ML: How do you include that in your own practice? Considering that each person working for you has a different creative process.

RM: When people start their own studio, they often think they need to have their own identity, or their own, one methodology. I believe that it should evolve with each project. I don’t want to use the word brand, but it is often like that. I prefer to be surprised, so when I work with my team they tend to be really shocked, because I don’t come and sketch for them. 

I say, you come to me when you have ideas. And you find your way. They’re not prepared for that. If it’s a sketch, if it’s a collage, I don’t care as long as it’s your own way, because I want to be surprised. And I think that’s something we’re scared to risk, we’re scared to fail our projects, to be dissatisfied by them.

Perhaps when you did fail, it’s important to share those failures and why they happened. Whether it was the methodology, or you didn’t think it through enough, perhaps you didn’t challenge the brief or the client sufficiently. When we talk about architecture, it’s usually architects describing their ideas.

But what about the users of the space? What is their perception of that? I’m also interested in those things, because that’s when your learning process comes along with the failures of what you’ve done. I design a lot of public spaces in central Europe and the beauty of it is that you just go there and you see whether it’s working.

ML: Where does the architect’s ego stand in all of that for you? In terms of leaving the prestige and safety of a big office to start your own practice.

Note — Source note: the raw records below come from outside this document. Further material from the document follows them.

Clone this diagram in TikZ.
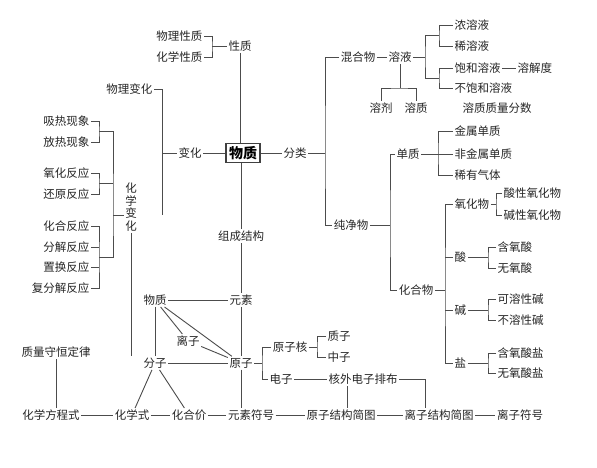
\documentclass[tikz,border=0pt]{standalone}
\usepackage{fontspec}
\setmainfont{Noto Sans CJK SC}
\usetikzlibrary{positioning, calc}
\tikzstyle{term} = [inner sep=1.5pt, font=\fontsize{11.5}{12.6}\selectfont, text=black!85]
\tikzstyle{root} = [draw=black!75, line width=1.2pt, inner sep=3pt, font=\fontsize{14}{16}\selectfont\bfseries]
\tikzstyle{line} = [draw=black!70, line width=0.9pt]

\begin{document}
\begin{tikzpicture}[x=1pt, y=-1pt]
    \useasboundingbox[fill=white] (0,0) rectangle (597,467);

    % centre and properties
    \node (matter) [root] at (243,153) {物质};
    \node (physprop) [term, anchor=east] at (204,36) {物理性质};
    \node (chemprop) [term, anchor=east] at (204,57) {化学性质};
    \node (prop) [term] at (240,46) {性质};
    \node (change) [term] at (190,153) {变化};
    \node (classify) [term] at (295,153) {分类};
    \node (struct) [term] at (241,236) {组成结构};

    \coordinate (jprop) at (212,46);
    \draw [line] (physprop.east) -| (jprop) |- (chemprop.east);
    \draw [line] (jprop) -- (prop.west);
    \draw [line] (prop.south) -- (prop.south |- matter.north);
    \draw [line] (struct.north |- matter.south) -- (struct.north);
    \draw [line] (change.east) -- (matter.west);
    \draw [line] (matter.east) -- (classify.west);

    % changes
    \node (physchange) [term, anchor=east] at (154,89) {物理变化};
    \node (chemchange) [term, align=center] at (131,207) {化\\学\\变\\化};
    \node (absorb) [term, anchor=east] at (91,121) {吸热现象};
    \node (release) [term, anchor=east] at (91,142) {放热现象};
    \node (oxid) [term, anchor=east] at (91,173) {氧化反应};
    \node (reduc) [term, anchor=east] at (91,194) {还原反应};
    \node (combine) [term, anchor=east] at (91,226) {化合反应};
    \node (decomp) [term, anchor=east] at (91,247) {分解反应};
    \node (replace) [term, anchor=east] at (91,267) {置换反应};
    \node (dbldecomp) [term, anchor=east] at (91,288) {复分解反应};

    \coordinate (jchange) at (162,215);
    \draw [line] (physchange.east) -| (jchange);
    \draw [line] (change.west) -- (change.west -| jchange);

    \coordinate (jheat) at (99,131);
    \coordinate (jredox) at (99,183);
    \coordinate (jreact) at (99,257);
    \coordinate (jchem) at (113,215);
    \draw [line] (absorb.east) -| (jheat) |- (release.east);
    \draw [line] (oxid.east) -| (jredox) |- (reduc.east);
    \draw [line] (combine.east) -| (jreact) |- (dbldecomp.east);
    \draw [line] (decomp.east) -- (decomp.east -| jreact);
    \draw [line] (replace.east) -- (replace.east -| jreact);
    \draw [line] (jheat) -| (jchem) |- (jreact);
    \draw [line] (jredox) -- (jredox -| jchem);
    \draw [line] (jchem) -- (jchem -| chemchange.west);

    % classification: mixtures
    \node (mixture) [term] at (358,57) {混合物};
    \node (solution) [term] at (400,57) {溶液};
    \node (conc) [term, anchor=west] at (453,25) {浓溶液};
    \node (dilute) [term, anchor=west] at (453,46) {稀溶液};
    \node (sat) [term, anchor=west] at (453,68) {饱和溶液};
    \node (unsat) [term, anchor=west] at (453,88) {不饱和溶液};
    \node (solubility) [term, anchor=west] at (516,68) {溶解度};
    \node (solvent) [term] at (381,108) {溶剂};
    \node (solute) [term] at (416,108) {溶质};
    \node (massfrac) [term] at (497,108) {溶质质量分数};

    \coordinate (jclass) at (325,153);
    \draw [line] (classify.east) -- (jclass);
    \draw [line] (mixture.east) -- (solution.west);
    \coordinate (jsol) at (425,57);
    \coordinate (jsolA) at (439,35);
    \coordinate (jsolB) at (439,78);
    \draw [line] (solution.east) -- (jsol);
    \draw [line] (jsolA) -| (jsol) |- (jsolB);
    \draw [line] (conc.west) -| (jsolA) |- (dilute.west);
    \draw [line] (sat.west) -| (jsolB) |- (unsat.west);
    \draw [line] (sat.east) -- (solubility.west);
    \coordinate (jsolv) at (400,88);
    \draw [line] (solution.south) -- (solution.south |- jsolv);
    \draw [line] (solvent.north) |- (jsolv) -| (solute.north);

    % classification: pure substances
    \node (pure) [term] at (351,225) {纯净物};
    \node (simple) [term] at (408,154) {单质};
    \node (metal) [term, anchor=west] at (453,131) {金属单质};
    \node (nonmetal) [term, anchor=west] at (453,154) {非金属单质};
    \node (noble) [term, anchor=west] at (453,175) {稀有气体};
    \node (compound) [term] at (416,290) {化合物};
    \node (oxide) [term, anchor=west] at (453,204) {氧化物};
    \node (acidox) [term, anchor=west] at (502,193) {酸性氧化物};
    \node (baseox) [term, anchor=west] at (502,215) {碱性氧化物};
    \node (acid) [term, anchor=west] at (453,257) {酸};
    \node (oxyacid) [term, anchor=west] at (496,247) {含氧酸};
    \node (nooxacid) [term, anchor=west] at (496,268) {无氧酸};
    \node (base) [term, anchor=west] at (453,310) {碱};
    \node (solbase) [term, anchor=west] at (496,299) {可溶性碱};
    \node (insolbase) [term, anchor=west] at (496,320) {不溶性碱};
    \node (salt) [term, anchor=west] at (453,363) {盐};
    \node (oxysalt) [term, anchor=west] at (496,353) {含氧酸盐};
    \node (nooxsalt) [term, anchor=west] at (496,373) {无氧酸盐};

    \draw [line] (mixture.west) -| (jclass) |- (pure.west);
    \coordinate (jpure) at (390,225);
    \draw [line] (pure.east) -- (jpure);
    \draw [line] (simple.west) -| (jpure) |- (compound.west);
    \coordinate (jsimple) at (438,154);
    \draw [line] (simple.east) -- (jsimple);
    \draw [line] (metal.west) -| (jsimple) |- (noble.west);
    \draw [line] (nonmetal.west) -- (jsimple);
    \coordinate (jcomp) at (445,290);
    \draw [line] (compound.east) -- (jcomp);
    \draw [line] (oxide.west) -| (jcomp) |- (salt.west);
    \draw [line] (acid.west) -- (acid.west -| jcomp);
    \draw [line] (base.west) -- (base.west -| jcomp);
    \coordinate (joxide) at (496,204);
    \draw [line] (oxide.east) -- (joxide);
    \draw [line] (acidox.west) -| (joxide) |- (baseox.west);
    \coordinate (jacid) at (488,257);
    \draw [line] (acid.east) -- (jacid);
    \draw [line] (oxyacid.west) -| (jacid) |- (nooxacid.west);
    \coordinate (jbase) at (488,310);
    \draw [line] (base.east) -- (jbase);
    \draw [line] (solbase.west) -| (jbase) |- (insolbase.west);
    \coordinate (jsalt) at (488,363);
    \draw [line] (salt.east) -- (jsalt);
    \draw [line] (oxysalt.west) -| (jsalt) |- (nooxsalt.west);

    % composition and structure
    \node (element) [term] at (241,300) {元素};
    \node (matter2) [term] at (155,300) {物质};
    \node (ion) [term] at (188,341) {离子};
    \node (molecule) [term] at (155,363) {分子};
    \node (atom) [term] at (241,363) {原子};
    \node (nucleus) [term] at (290,347) {原子核};
    \node (proton) [term, anchor=west] at (326,336) {质子};
    \node (neutron) [term, anchor=west] at (326,357) {中子};
    \node (electron) [term] at (281,379) {电子};
    \node (config) [term] at (363,379) {核外电子排布};
    \node (conserv) [term] at (56,352) {质量守恒定律};
    \node (equation) [term] at (51,415) {化学方程式};
    \node (formula) [term] at (132,415) {化学式};
    \node (valence) [term] at (189,415) {化合价};
    \node (symbol) [term] at (251,415) {元素符号};
    \node (atomdiag) [term] at (341,415) {原子结构简图};
    \node (iondiag) [term] at (439,415) {离子结构简图};
    \node (ionsym) [term] at (520,415) {离子符号};

    \draw [line] (chemchange.south) -- (chemchange.south |- molecule.north);
    \draw [line] (struct.south) -- (element.north);
    \draw [line] (element.south) -- (atom.north);
    \draw [line] (matter2.east) -- (element.west);
    \draw [line] (molecule.east) -- (atom.west);
    \draw [line] (matter2.south) -- (molecule.north);
    \draw [line] (matter2) -- (ion);
    \draw [line] (matter2) -- (atom);
    \draw [line] (ion) -- (atom);
    \draw [line] (molecule) -- (formula);
    \draw [line] (molecule) -- (valence);
    \draw [line] (atom.south) -- (atom.south |- symbol.north);

    \coordinate (jatom) at (262,363);
    \draw [line] (atom.east) -- (jatom);
    \draw [line] (nucleus.west) -| (jatom) |- (electron.west);
    \coordinate (jnuc) at (317,347);
    \draw [line] (nucleus.east) -- (jnuc);
    \draw [line] (proton.west) -| (jnuc) |- (neutron.west);
    \draw [line] (electron.east) -- (config.west);
    \draw [line] ([xshift=-16pt]config.south) -- ([xshift=-16pt]config.south |- atomdiag.north);
    \draw [line] (config.east) -| ([xshift=-14pt]iondiag.north);

    \draw [line] (conserv.south) -- (conserv.south |- equation.north);
    \draw [line] (equation.east) -- (formula.west);
    \draw [line] (formula.east) -- (valence.west);
    \draw [line] (valence.east) -- (symbol.west);
    \draw [line] (symbol.east) -- (atomdiag.west);
    \draw [line] (atomdiag.east) -- (iondiag.west);
    \draw [line] (iondiag.east) -- (ionsym.west);
\end{tikzpicture}
\end{document}
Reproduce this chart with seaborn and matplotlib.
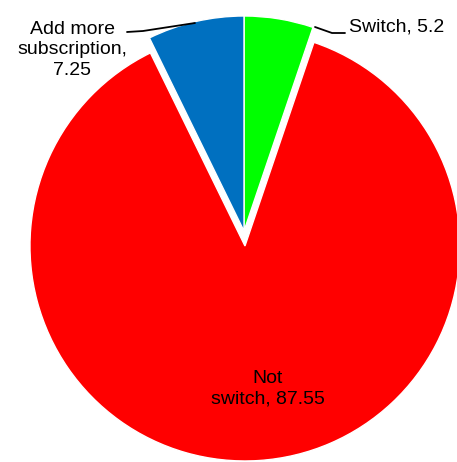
import matplotlib
matplotlib.use("Agg")
import matplotlib.pyplot as plt
import seaborn as sns

categories = ["Switch", "Not switch", "Add more subscription"]
values = [5.2, 87.55, 7.25]
label_texts = ["Switch, 5.2", "Not\nswitch, 87.55", "Add more\nsubscription,\n7.25"]
colors = ["#00FF00", "#FF0000", "#0070C0"]

sns.set_style("white")
plt.rcParams['font.family'] = ['Liberation Sans Narrow', 'Liberation Sans', 'DejaVu Sans']

W, H = 457, 462
fig = plt.figure(figsize=(W / 100, H / 100), dpi=100)
ax = fig.add_axes([0, 0, 1, 1])

R = 215
wedges, _ = ax.pie(values, colors=colors, startangle=90, counterclock=False,
                   center=(244, 231), radius=R, explode=[0, 15, 0],
                   wedgeprops=dict(edgecolor="white", linewidth=1), frame=True)
ax.set_xlim(0, W)
ax.set_ylim(0, H)
ax.axis("off")

fs = 14
# Switch label
ax.text(349, 435, label_texts[0], fontsize=fs, ha="left", va="center", color="black")
ax.plot([315, 332, 345], [435, 429, 429], color="black", lw=1.3)
# Add more subscription label
ax.text(72, 412, label_texts[2], fontsize=fs, ha="center", va="center",
        color="black", linespacing=1.3)
ax.plot([195, 143, 127], [439, 431, 430], color="black", lw=1.3)
# Not switch label
ax.text(268, 73, label_texts[1], fontsize=fs, ha="center", va="center",
        color="black", linespacing=1.3)

fig.savefig("out.png", dpi=100)
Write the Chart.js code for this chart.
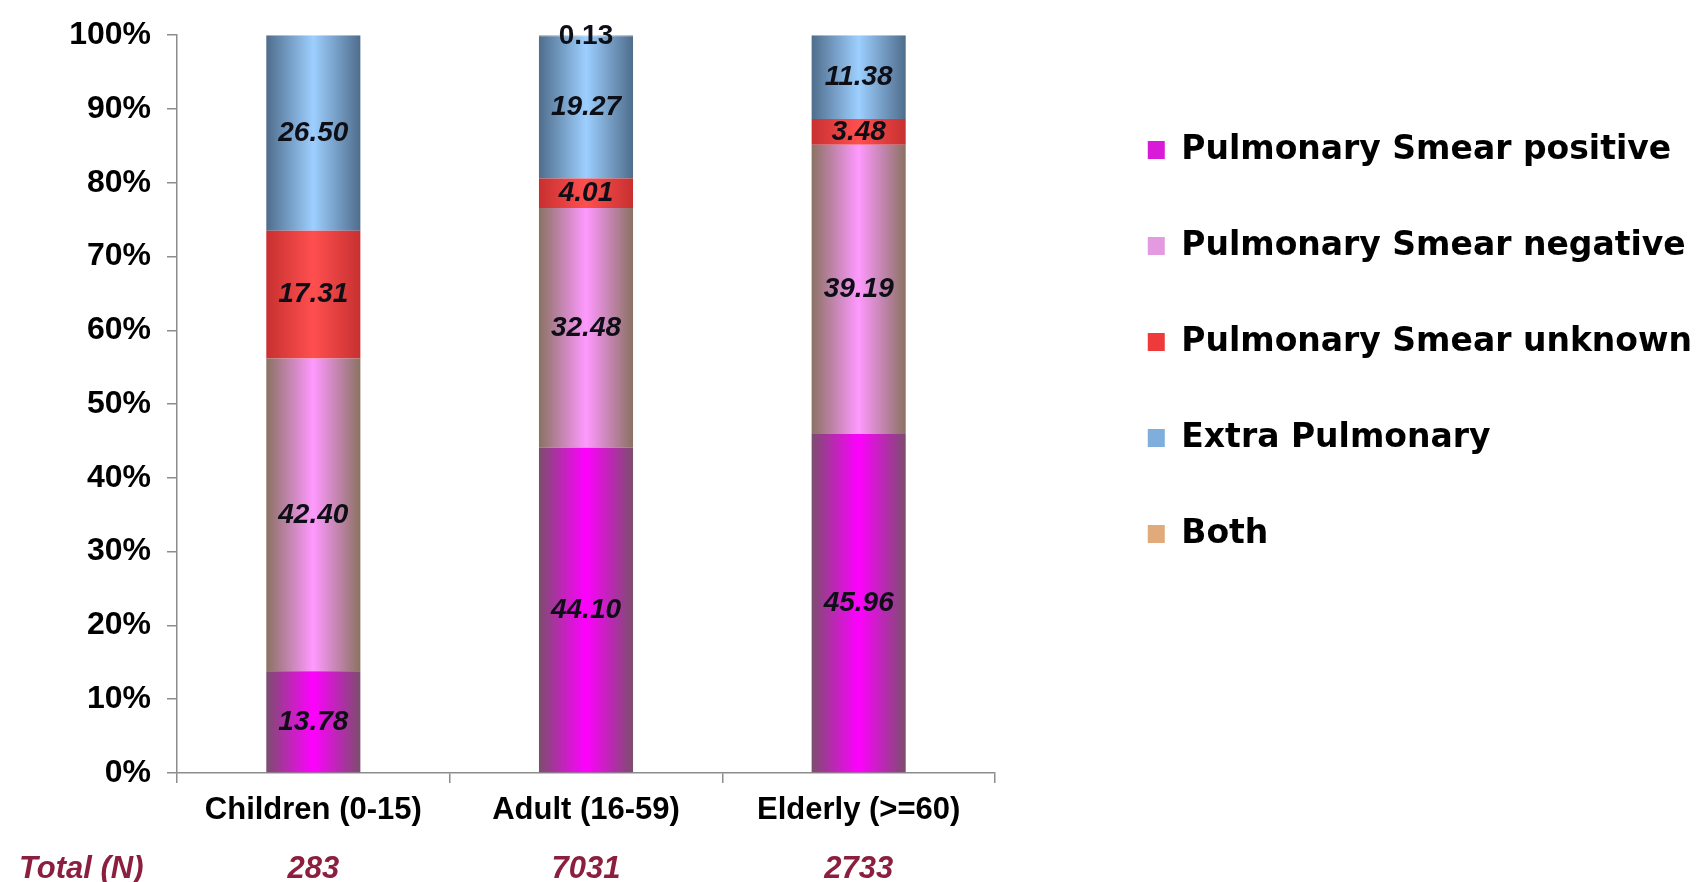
<!DOCTYPE html>
<html>
<head>
<meta charset="utf-8">
<script src="https://cdn.jsdelivr.net/npm/chart.js@4.4.1/dist/chart.umd.min.js"></script>
<style>
  html, body { margin: 0; padding: 0; background: #ffffff; }
  #wrap { width: 1702px; height: 882px; position: relative; }
</style>
</head>
<body>
<div id="wrap"><canvas id="c"></canvas></div>
<script>
// ---- data ----
const categories = ['Children (0-15)', 'Adult (16-59)', 'Elderly (>=60)'];
const totals = ['283', '7031', '2733'];
const totalLabel = 'Total (N)';
const seriesNames = ['Pulmonary Smear positive', 'Pulmonary Smear negative', 'Pulmonary Smear unknown', 'Extra Pulmonary', 'Both'];
const smearPositive = [13.78, 44.10, 45.96];
const smearNegative = [42.40, 32.48, 39.19];
const smearUnknown  = [17.31, 4.01, 3.48];
const extraPulmonary = [26.50, 19.27, 11.38];
const both = [0, 0.13, 0];
const yTicks = [0, 10, 20, 30, 40, 50, 60, 70, 80, 90, 100];

// ---- styles ----
const seriesValues = [smearPositive, smearNegative, smearUnknown, extraPulmonary, both];
const darkColors  = ['#7c4d6e', '#8a7262', '#c83030', '#4f6d8c', '#98785a'];
const lightColors = ['#ff00ff', '#ff99ff', '#ff4f4f', '#9dcfff', '#ffcc99'];
const legendColors = ['#d91ad9', '#e49ae0', '#ee3a3a', '#7faedc', '#e0aa7a'];
const BAR_PCT = 0.345;
const FONT = '"Liberation Sans", Arial, sans-serif';
const AXIS_COLOR = '#8c8c8c';

function barGradient(c, si) {
  const chart = c.chart;
  const xs = chart.scales && chart.scales.x;
  if (!xs || !chart.chartArea || c.dataIndex === undefined) return lightColors[si];
  const cx = xs.getPixelForValue(c.dataIndex);
  const half = (xs.width / categories.length) * BAR_PCT / 2;
  const g = chart.ctx.createLinearGradient(cx - half, 0, cx + half, 0);
  g.addColorStop(0, darkColors[si]);
  g.addColorStop(0.5, lightColors[si]);
  g.addColorStop(1, darkColors[si]);
  return g;
}

const datasets = seriesNames.map((name, si) => ({
  label: name,
  data: seriesValues[si],
  backgroundColor: (c) => barGradient(c, si),
  borderWidth: 0,
  barPercentage: BAR_PCT,
  categoryPercentage: 1.0
}));

const valueLabels = {
  id: 'valueLabels',
  afterDatasetsDraw(chart) {
    const ctx = chart.ctx;
    ctx.save();
    ctx.textAlign = 'center';
    ctx.textBaseline = 'middle';
    ctx.fillStyle = '#0e0e16';
    chart.data.datasets.forEach((ds, di) => {
      const meta = chart.getDatasetMeta(di);
      meta.data.forEach((el, i) => {
        const v = ds.data[i];
        if (!v) return;
        const p = el.getProps(['x', 'y', 'base'], true);
        const italic = di === 4 ? '' : 'italic ';
        ctx.font = italic + 'bold 28px ' + FONT;
        let yc = (p.y + p.base) / 2;
        if (di === 4) yc += 1;
        ctx.fillText(v.toFixed(2), p.x, yc);
      });
    });
    ctx.restore();
  }
};

const totalsRow = {
  id: 'totalsRow',
  afterDraw(chart) {
    const ctx = chart.ctx;
    const xs = chart.scales.x;
    const y = 869;
    ctx.save();
    ctx.fillStyle = '#8c1f3f';
    ctx.font = 'italic bold 31px ' + FONT;
    ctx.textBaseline = 'middle';
    ctx.textAlign = 'left';
    ctx.fillText(totalLabel, 19, y);
    ctx.textAlign = 'center';
    totals.forEach((t, i) => {
      ctx.fillText(t, xs.getPixelForValue(i), y);
    });
    ctx.restore();
  }
};

new Chart(document.getElementById('c'), {
  type: 'bar',
  data: { labels: categories, datasets: datasets },
  options: {
    responsive: true,
    maintainAspectRatio: false,
    animation: false,
    layout: { padding: { top: 31, right: 0, left: 0, bottom: 0 } },
    plugins: {
      tooltip: { enabled: false },
      legend: {
        position: 'right',
        align: 'start',
        maxWidth: 900,
        title: { display: true, text: ' ', font: { size: 13 }, padding: { top: 11, bottom: 13 } },
        labels: {
          color: '#000000',
          font: { family: '"DejaVu Sans", Verdana, sans-serif', weight: 'bold', size: 33 },
          boxWidth: 17,
          boxHeight: 18,
          padding: 63,
          generateLabels(chart) {
            return chart.data.datasets.map((ds, i) => ({
              text: ds.label,
              fillStyle: legendColors[i],
              strokeStyle: legendColors[i],
              fontColor: '#000000',
              lineWidth: 0,
              hidden: false,
              datasetIndex: i
            }));
          }
        }
      }
    },
    scales: {
      x: {
        stacked: true,
        afterFit(s) { s.height = 109; },
        border: { display: true, color: AXIS_COLOR, width: 1.5 },
        grid: { display: true, drawOnChartArea: false, drawTicks: true, tickLength: 10, color: AXIS_COLOR, lineWidth: 1.5, offset: true },
        ticks: { color: '#000000', font: { family: FONT, weight: 'bold', size: 31 }, padding: 9, maxRotation: 0 }
      },
      y: {
        stacked: true,
        min: 0,
        max: 100,
        afterFit(s) { s.width = 177; },
        afterBuildTicks(s) { s.ticks = yTicks.map(v => ({ value: v })); },
        border: { display: true, color: AXIS_COLOR, width: 1.5 },
        grid: { display: true, drawOnChartArea: false, drawTicks: true, tickLength: 10, color: AXIS_COLOR, lineWidth: 1.5 },
        ticks: { color: '#000000', font: { family: FONT, weight: 'bold', size: 32 }, padding: 16, callback: (v) => v + '%' }
      },
      yRight: {
        position: 'right',
        display: true,
        min: 0,
        max: 100,
        afterFit(s) {
          const ch = s.chart;
          const lw = ch.legend ? ch.legend.width : 0;
          s.width = Math.max(0, ch.width - lw - 995);
        },
        border: { display: false },
        grid: { display: false, drawTicks: false },
        ticks: { display: false }
      }
    }
  },
  plugins: [valueLabels, totalsRow]
});
</script>
</body>
</html>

RM: I think it’s important to say that I never intended to have my own practice. It was never my ambition, I was never interested in business - I just wanted to focus on design. The aspect of having and finding your own projects was never an interest of mine. That’s why I tested myself by staying 3 years in one company.

I thought perhaps that’s the moment when I need to stay. But then I took a break - and I’m saying that because I really believe in healthy competition. You need to challenge yourself, be out of your comfort zone, I do think it’s really important to challenge yourself with the projects. That’s the beauty of architecture, that you’re challenged daily to solve problems that you cannot predict.  

I find it really beautiful in the architectural process, that you need to always be open-minded and creative about solving them. But when you have internal politics in the offices, you cannot avoid them. I thought I could, but then they start polluting your mind more and more, and it took too much of my energy. And I really consciously avoided them, but you cannot by staying longer.

They either interrupt your process, or the project, or the quality which you’re aiming for. That’s why I took a break, because it became more and more intense. At those big companies you have a really high concentration of really ambitious people. And they look to be challenged, but it became unhealthy for me.

I am a workaholic, I work long hours and I love being in that headspace, but it’s something that goes under your skin perhaps too deeply. And then I really stopped thinking about projects, I stopped thinking about the quality of those projects - different factors started occupying my mind. 

So then I took this break and I started thinking how I can still work on projects but not be a part of this structure. How can I be detached from it and just collaborate with them on projects but not be fully immersed in that internal politics. That’s when I started testing offices to perhaps be a consultant, to be an external support who only joined for the projects.

What happened was that they started contacting me more and more. I’m especially comfortable in projects where you really don’t know what to do, where there’s no brief. They’re the best projects, I would say. When I was in Strelka Institute, they sent me to commercial real estate for two months to see how they’re designing those briefs.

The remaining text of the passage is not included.